Just caught this now, but Barbosa and Lopez getting the starts today.


----------



## Dissonance (Jul 21, 2004)

10-4, Suns with 8:28 left.

Lopez has already made a difference with a couple of hard put backs. 

Nash has it going too. 4 pts early.


----------



## Dissonance (Jul 21, 2004)

Ugh. Since then, it's been awful. Turnovers, missing easy shots, and giving up easy stuff. Memphis was on a 22-6 run.

Then we give up a 3 to Gay to end the qrter. 

34-20, Grizzlies at the end of 1.


----------



## Dissonance (Jul 21, 2004)

Amundson and Frye with couple of and1 layups

Dragic and Hill nailed 3s. Finally doing something offensively. 


40-34, Grizzlies with 8:03 left.


----------



## Dissonance (Jul 21, 2004)

Nash with the **** you 3 to cut it to 3. 

Then d forces a 24 sec violation.


Barbosa with a layup.

Mayo nails a 3.

Barbosa misses the 3. reb by Amundson who gets the layup and1


----------



## Dissonance (Jul 21, 2004)

After a dunk by Amundson and layup by Lopez.

Mayo's left wide open for 3. Barbosa misses one on the other end.

Mayo wide open again and drills it. Good lord, does someone wanna ****ing guard him? Almost erases a good qrter allowing 7 pts in 39 secs or so. 

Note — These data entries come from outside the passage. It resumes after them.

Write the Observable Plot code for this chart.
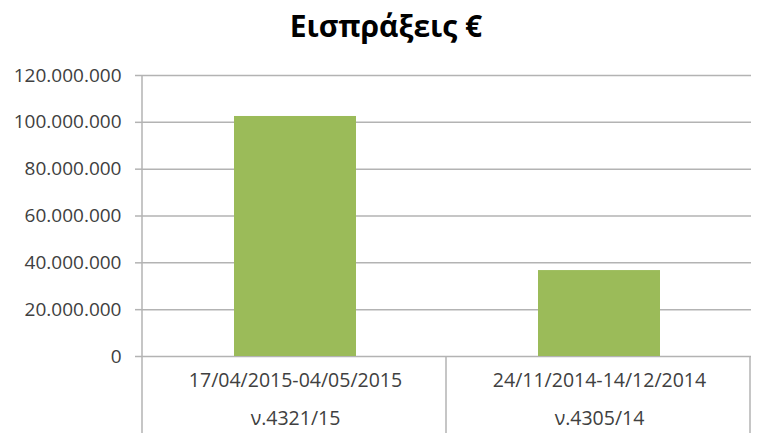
<!DOCTYPE html>
<html><head><meta charset="utf-8">
<script src="https://cdn.jsdelivr.net/npm/d3@7"></script>
<script src="https://cdn.jsdelivr.net/npm/@observablehq/plot@0.6"></script>
<style>
body{margin:0;background:#fff;font-family:"Open Sans",sans-serif;}
#title{width:772px;height:52px;line-height:52px;font-size:30px;font-weight:bold;text-align:center;color:#000;}
</style></head><body>
<div id="title">Εισπράξεις €</div>
<div id="chart"></div>
<script>
const periods = ["17/04/2015-04/05/2015", "24/11/2014-14/12/2014"];
const laws = ["ν.4321/15", "ν.4305/14"];
const revenues = [102500000, 36700000];
const yTicks = [0, 20000000, 40000000, 60000000, 80000000, 100000000, 120000000];

const data = periods.map((p, i) => ({period: p, law: laws[i], value: revenues[i]}));
const fmt = d3.formatLocale({decimal: ",", thousands: ".", grouping: [3], currency: ["", "€"]}).format(",d");
const W = 770, H = 381;
const gridColor = "#b3b3b3", textColor = "#404040";

const plot = Plot.plot({
  width: W, height: H,
  marginLeft: 142, marginRight: 19, marginTop: 23, marginBottom: 77,
  style: {fontFamily: "'Open Sans', sans-serif", fontSize: "19px", background: "#fff", color: textColor},
  x: {domain: periods, padding: 0, axis: null},
  y: {domain: [0, 120000000], axis: null},
  marks: [
    Plot.gridY(yTicks, {stroke: gridColor, strokeOpacity: 1, strokeWidth: 1.5}),
    Plot.axisY(yTicks, {tickFormat: fmt, tickSize: 7, tickPadding: 14, stroke: gridColor, strokeWidth: 1.5, fill: textColor, fontSize: 19, label: null}),
    Plot.barY(data, {x: "period", y: "value", fill: "#9BBB59", insetLeft: 91, insetRight: 91}),
    Plot.text(data, {x: "period", text: "period", frameAnchor: "bottom", dy: 30, fill: textColor, fontSize: 19.5}),
    Plot.text(data, {x: "period", text: "law", frameAnchor: "bottom", dy: 68, fill: textColor, fontSize: 19.5})
  ]
});

// category separators and y axis line, positioned from the plot's own scales
const xs = plot.scale("x"), ys = plot.scale("y");
const y0 = ys.apply(0), yTop = ys.apply(120000000);
const svg = d3.select(plot.tagName === "svg" ? plot : plot.querySelector("svg"));
const g = svg.append("g").attr("stroke", gridColor).attr("stroke-width", 1.5);
for (let i = 0; i <= periods.length; i++) {
  const x = xs.range[0] + i * xs.step;
  g.append("line").attr("x1", x).attr("x2", x).attr("y1", i === 0 ? yTop : y0).attr("y2", H);
}
document.getElementById("chart").appendChild(plot);
</script>
</body></html>
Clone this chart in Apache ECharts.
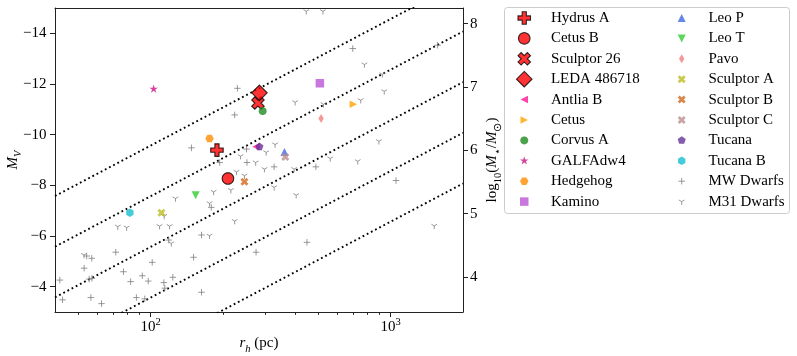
<!DOCTYPE html>
<html><head><meta charset="utf-8">
<script src="https://cdn.jsdelivr.net/npm/echarts@6/dist/echarts.min.js"></script>
<style>html,body{margin:0;padding:0;background:#fff}#c{width:797px;height:356px}</style>
</head><body><div id="c"></div>
<script>
// ---------------- data ----------------
const galaxyNames = ['Hydrus A','Cetus B','Sculptor 26','LEDA 486718','Antlia B','Cetus','Corvus A','GALFAdw4','Hedgehog','Kamino','Leo P','Leo T','Pavo','Sculptor A','Sculptor B','Sculptor C','Tucana','Tucana B'];
const galaxyRh = [189, 210, 280, 284, 275, 699, 293, 103, 176, 507, 361, 154, 513, 111, 246, 364, 284, 82];
const galaxyMV = [-9.39, -8.27, -11.25, -11.65, -9.52, -11.20, -10.93, -11.80, -9.85, -12.03, -9.32, -7.61, -10.64, -6.92, -8.14, -9.12, -9.52, -6.92];

const mwRh = [148, 230, 224, 251, 194, 252, 327, 488, 179, 163, 448, 275, 151, 163, 1052, 695, 1567, 119, 71.6, 54.2, 56.9, 52.9, 101.6, 77.1, 41.9, 55.5, 57.0, 82.6, 92.4, 97.8, 123.8, 113.6, 114.6, 43, 56.4, 62.5, 87.3, 94.6];
const mwMV = [-9.48, -11.83, -10.78, -9.43, -8.90, -8.90, -8.73, -8.73, -7.13, -6.04, -5.75, -5.36, -5.16, -3.78, -8.19, -13.40, -13.53, -5.84, -5.36, -5.21, -5.12, -4.73, -4.96, -4.59, -4.26, -4.30, -4.33, -4.20, -4.43, -4.22, -4.37, -4.16, -3.94, -3.48, -3.57, -3.33, -3.57, -3.52];

const m31Rh = [445, 522, 400, 525, 237, 274, 298, 396, 228, 246, 216, 183, 327, 404, 176, 224, 176, 560, 729, 1518, 777, 923, 940, 750, 893, 114, 127, 73, 79.5, 109, 120, 122, 52.8, 330, 303];
const m31MV = [-14.87, -14.87, -11.28, -11.20, -9.15, -8.90, -8.64, -8.64, -8.53, -8.38, -7.81, -7.74, -7.92, -7.61, -7.29, -6.59, -6.01, -9.06, -8.95, -6.40, -12.77, -12.38, -11.71, -11.36, -9.74, -6.79, -7.48, -6.37, -6.33, -6.39, -6.39, -5.71, -5.25, -9.61, -9.30];

const surfaceBrightness = [24, 26, 28, 30, 32];   // mag / arcsec^2
const xRange = [40, 2000];
const mvRange = [-15, -3];
const xMajorTicks = [100, 1000];
const xMinorTicks = [50, 60, 70, 80, 90, 200, 300, 400, 500, 600, 700, 800, 900];
const mvTicks = [-14, -12, -10, -8, -6, -4];
const massTicks = [4, 5, 6, 7, 8];
const massZeroPoint = 5.62;   // M_V = massZeroPoint - 2.5 log10(M*/Msun)

// ---------------- styles ----------------
const FONT = 'Liberation Serif';
function poly(n, rot) {
  let s = '';
  for (let k = 0; k < n; k++) {
    const a = (rot + 360 * k / n) * Math.PI / 180;
    s += (k ? 'L' : 'M') + Math.cos(a).toFixed(4) + ',' + Math.sin(a).toFixed(4);
  }
  return s + 'Z';
}
function starPath() {
  let s = '';
  for (let k = 0; k < 10; k++) {
    const r = k % 2 ? 0.381966 : 1;
    const a = (-90 + 36 * k) * Math.PI / 180;
    s += (k ? 'L' : 'M') + (r * Math.cos(a)).toFixed(4) + ',' + (r * Math.sin(a)).toFixed(4);
  }
  return s + 'Z';
}
const SHAPES = {
  circle: poly(36, 0),
  plusFilled: 'M-0.3333,-1L0.3333,-1L0.3333,-0.3333L1,-0.3333L1,0.3333L0.3333,0.3333L0.3333,1L-0.3333,1L-0.3333,0.3333L-1,0.3333L-1,-0.3333L-0.3333,-0.3333Z',
  xFilled: 'M0.5,0L1,0.5L0.5,1L0,0.5L-0.5,1L-1,0.5L-0.5,0L-1,-0.5L-0.5,-1L0,-0.5L0.5,-1L1,-0.5Z',
  diamond: 'M0,-1L1,0L0,1L-1,0Z',
  thinDiamond: 'M0,-1L0.6,0L0,1L-0.6,0Z',
  triUp: 'M0,-1L1,1L-1,1Z',
  triDown: 'M0,1L1,-1L-1,-1Z',
  triLeft: 'M-1,0L1,-1L1,1Z',
  triRight: 'M1,0L-1,-1L-1,1Z',
  square: 'M-1,-1L1,-1L1,1L-1,1Z',
  pentagon: poly(5, -90),
  hexPointy: poly(6, -90),
  hexFlat: poly(6, 0),
  star: starPath(),
  plusLine: 'M-1,0L1,0M0,-1L0,1',
  triY: 'M0,0L0,1M0,0L-0.866,-0.5M0,0L0.866,-0.5'
};
const STYLE = {
  'Hydrus A': {shape: 'plusFilled', color: '#ff0000', size: 12.5, border: '#000000'},
  'Cetus B': {shape: 'circle', color: '#ff0000', size: 11.5, border: '#000000'},
  'Sculptor 26': {shape: 'xFilled', color: '#ff0000', size: 12.5, border: '#000000'},
  'LEDA 486718': {shape: 'diamond', color: '#ff0000', size: 15.5, border: '#000000'},
  'Antlia B': {shape: 'triLeft', color: '#ff1493', size: 7.5},
  'Cetus': {shape: 'triRight', color: '#ffa500', size: 7.5},
  'Corvus A': {shape: 'circle', color: '#228b22', size: 8},
  'GALFAdw4': {shape: 'star', color: '#c71585', size: 9},
  'Hedgehog': {shape: 'hexFlat', color: '#ff8c00', size: 8.5},
  'Kamino': {shape: 'square', color: '#ba55d3', size: 8.5},
  'Leo P': {shape: 'triUp', color: '#4169e1', size: 8},
  'Leo T': {shape: 'triDown', color: '#32cd32', size: 8},
  'Pavo': {shape: 'thinDiamond', color: '#f08080', size: 9},
  'Sculptor A': {shape: 'xFilled', color: '#bcbd22', size: 8},
  'Sculptor B': {shape: 'xFilled', color: '#d2691e', size: 8},
  'Sculptor C': {shape: 'xFilled', color: '#bc8f8f', size: 8},
  'Tucana': {shape: 'pentagon', color: '#663399', size: 8.5},
  'Tucana B': {shape: 'hexPointy', color: '#17becf', size: 8.5},
  'MW Dwarfs': {shape: 'plusLine', color: '#808080', size: 6.5, line: true},
  'M31 Dwarfs': {shape: 'triY', color: '#808080', size: 6.5, line: true}
};
const LEG_BOX = 16;
function plotSymbol(st) { return 'path://M-1,-1M1,1' + SHAPES[st.shape]; }
function legendSymbol(st) {
  const e = (LEG_BOX / st.size).toFixed(4);
  return 'path://M-' + e + ',-' + e + 'M' + e + ',' + e + SHAPES[st.shape];
}
function itemStyleOf(st) {
  if (st.line) return {color: 'rgba(0,0,0,0)', borderColor: st.color, borderWidth: 1};
  if (st.border) return {color: st.color, borderColor: st.border, borderWidth: 1.1};
  return {color: st.color, borderWidth: 0};
}
function legendItem(name) {
  const st = STYLE[name];
  return {name: name, icon: legendSymbol(st),
    itemStyle: {borderWidth: st.line ? 1 : (st.border ? 1.1 : 0)}};
}

// ---------------- series ----------------
const series = [];
surfaceBrightness.forEach(function (mu) {
  const mv = function (r) { return mu - 21.572 - 2.5 * Math.log10(2 * Math.PI * r * r); };
  series.push({
    type: 'line', xAxisIndex: 0, yAxisIndex: 0, z: 1, silent: true, clip: true,
    symbol: 'none', animation: false,
    data: xRange.map(function (r) { return [r, mv(r)]; }),
    lineStyle: {color: '#000', width: 1.9, type: [1.8, 2.9], cap: 'butt'}
  });
});
function scatterSeries(name, rh, mv, z) {
  const st = STYLE[name];
  return {
    type: 'scatter', name: name, xAxisIndex: 0, yAxisIndex: 0, z: z,
    symbol: plotSymbol(st), symbolSize: st.size,
    itemStyle: itemStyleOf(st),
    data: rh.map(function (r, i) { return [r, mv[i]]; })
  };
}
series.push(scatterSeries('MW Dwarfs', mwRh, mwMV, 2));
series.push(scatterSeries('M31 Dwarfs', m31Rh, m31MV, 2));
galaxyNames.forEach(function (n, i) {
  series.push(scatterSeries(n, [galaxyRh[i]], [galaxyMV[i]], 3 + i * 0.01));
});

// ---------------- axes ----------------
const AX = {color: '#222', width: 1};
const lx0 = Math.log10(xRange[0]), lx1 = Math.log10(xRange[1]);
const tokMain = {fontFamily: FONT, fontSize: 15, color: '#000', lineHeight: 15, verticalAlign: 'top'};
const tokItal = Object.assign({}, tokMain, {fontStyle: 'italic'});
const tokSub = {fontFamily: FONT, fontSize: 10.5, color: '#000', lineHeight: 10, verticalAlign: 'top', padding: [7.5, 0, 0, 0]};
const tokSubI = Object.assign({}, tokSub, {fontStyle: 'italic'});
const legendText = {fontFamily: FONT, fontSize: 15, color: '#000', lineHeight: 20};

const option = {
  animation: false,
  backgroundColor: '#ffffff',
  grid: {left: 55, top: 8, width: 408, height: 304, containLabel: false, outerBoundsMode: 'none'},
  graphic: [{
    type: 'rect', z: 0,
    shape: {x: 504.5, y: 7.5, width: 285, height: 206, r: 3},
    style: {fill: 'rgba(255,255,255,0.8)', stroke: '#cccccc', lineWidth: 1}
  }],
  legend: [
    {
      data: galaxyNames.slice(0, 10).map(legendItem),
      orient: 'vertical', left: 515.7, top: 8, padding: 0,
      itemWidth: 43.4, itemHeight: LEG_BOX, itemGap: 0.4, selectedMode: false,
      textStyle: legendText
    },
    {
      data: galaxyNames.slice(10).concat(['MW Dwarfs', 'M31 Dwarfs']).map(legendItem),
      orient: 'vertical', left: 673.2, top: 8, padding: 0,
      itemWidth: 43.4, itemHeight: LEG_BOX, itemGap: 0.4, selectedMode: false,
      textStyle: legendText
    }
  ],
  xAxis: [
    {
      type: 'log', logBase: 10, min: xRange[0], max: xRange[1], position: 'bottom',
      axisLine: {show: false}, axisTick: {show: false}, axisLabel: {show: false},
      splitLine: {show: false}, minorTick: {show: false}, minorSplitLine: {show: false},
      name: '{i|r}{s|h}{m| (pc)}', nameLocation: 'middle', nameGap: 24, nameMoveOverlap: false,
      nameTextStyle: {rich: {i: tokItal, s: tokSubI, m: tokMain}}
    },
    {
      type: 'value', min: lx0, max: lx1, position: 'bottom',
      axisLine: {show: true, onZero: false, lineStyle: AX},
      axisTick: {show: true, customValues: xMajorTicks.map(Math.log10), length: 5, lineStyle: AX},
      axisLabel: {
        show: true, customValues: xMajorTicks.map(Math.log10), margin: 5,
        formatter: function (v) { return '{b|10}{s|' + Math.round(v) + '}'; },
        rich: {
          b: {fontFamily: FONT, fontSize: 15, color: '#000', lineHeight: 15, verticalAlign: 'top', padding: [3, 0, 0, 0]},
          s: {fontFamily: FONT, fontSize: 10.5, color: '#000', lineHeight: 10, verticalAlign: 'top'}
        }
      },
      splitLine: {show: false}
    },
    {
      type: 'value', min: lx0, max: lx1, position: 'bottom',
      axisLine: {show: false},
      axisTick: {show: true, customValues: xMinorTicks.map(Math.log10), length: 2.8, lineStyle: AX},
      axisLabel: {show: false}, splitLine: {show: false}
    },
    {
      type: 'value', min: lx0, max: lx1, position: 'top',
      axisLine: {show: true, onZero: false, lineStyle: AX},
      axisTick: {show: false}, axisLabel: {show: false}, splitLine: {show: false}
    }
  ],
  yAxis: [
    {
      type: 'value', inverse: true, min: mvRange[0], max: mvRange[1], position: 'left',
      axisLine: {show: true, onZero: false, lineStyle: AX},
      axisTick: {show: true, customValues: mvTicks, length: 5, lineStyle: AX},
      axisLabel: {show: true, customValues: mvTicks, margin: 8.5, fontFamily: FONT, fontSize: 15, color: '#000',
        formatter: function (v) { return (v < 0 ? '\u2212' : '') + Math.abs(v); }},
      splitLine: {show: false},
      name: '{i|M}{s|V}', nameLocation: 'middle', nameGap: 34.5, nameRotate: 90, nameMoveOverlap: false,
      nameTextStyle: {rich: {i: tokItal, s: tokSubI}}
    },
    {
      type: 'value',
      min: (massZeroPoint - mvRange[1]) / 2.5, max: (massZeroPoint - mvRange[0]) / 2.5,
      position: 'right',
      axisLine: {show: true, onZero: false, lineStyle: AX},
      axisTick: {show: true, customValues: massTicks, length: 5, lineStyle: AX},
      axisLabel: {show: true, customValues: massTicks, margin: 7, fontFamily: FONT, fontSize: 15, color: '#000'},
      splitLine: {show: false},
      name: '{m|log}{s|10}{m|(}{i|M}{s|\u22c6}{m|/}{i|M}{s|\u2299}{m|)}',
      nameLocation: 'middle', nameGap: 22, nameRotate: 90, nameMoveOverlap: false,
      nameTextStyle: {rich: {m: tokMain, i: tokItal, s: tokSub}}
    }
  ],
  series: series
};
const chart = echarts.init(document.getElementById('c'), null, {renderer: 'canvas'});
chart.setOption(option);
</script>
</body></html>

58-56, Grizzlies at the half.


----------



## Dissonance (Jul 21, 2004)

Nash hit Lopez for alleyoop. Mayo makes a 3.

Nash with a **** you 3 back. after a turnover, Amare with a dunk.

Off a Gay miess, Jrich blows an easy one and then fouls Randolph. God Jrich sucks. 

81-74, Grizzlies 2:31 left in the 3rd.


----------



## Dissonance (Jul 21, 2004)

Dudley makes a 3. Then with 13.5 secs, Suns have a chance to tie or take the lead, and Dudley takes a dumb shot.

88-86, Grizzlies at the end of 3.


----------



## MeirToTheWise (Nov 9, 2005)

Honestly, it's Nash I feel the worst about. He's playing out of his mind but this team just can't get it together. Barbosa and JRich have sucked it up lately >_>


----------



## Hyperion (Dec 5, 2006)

MeirToTheWise said:


> Honestly, it's Nash I feel the worst about. He's playing out of his mind but this team just can't get it together. Barbosa and JRich have sucked it up lately >_>


It's time to trade Barbosa and Richardson. Maybe get Magette or take a run at getting TMac


----------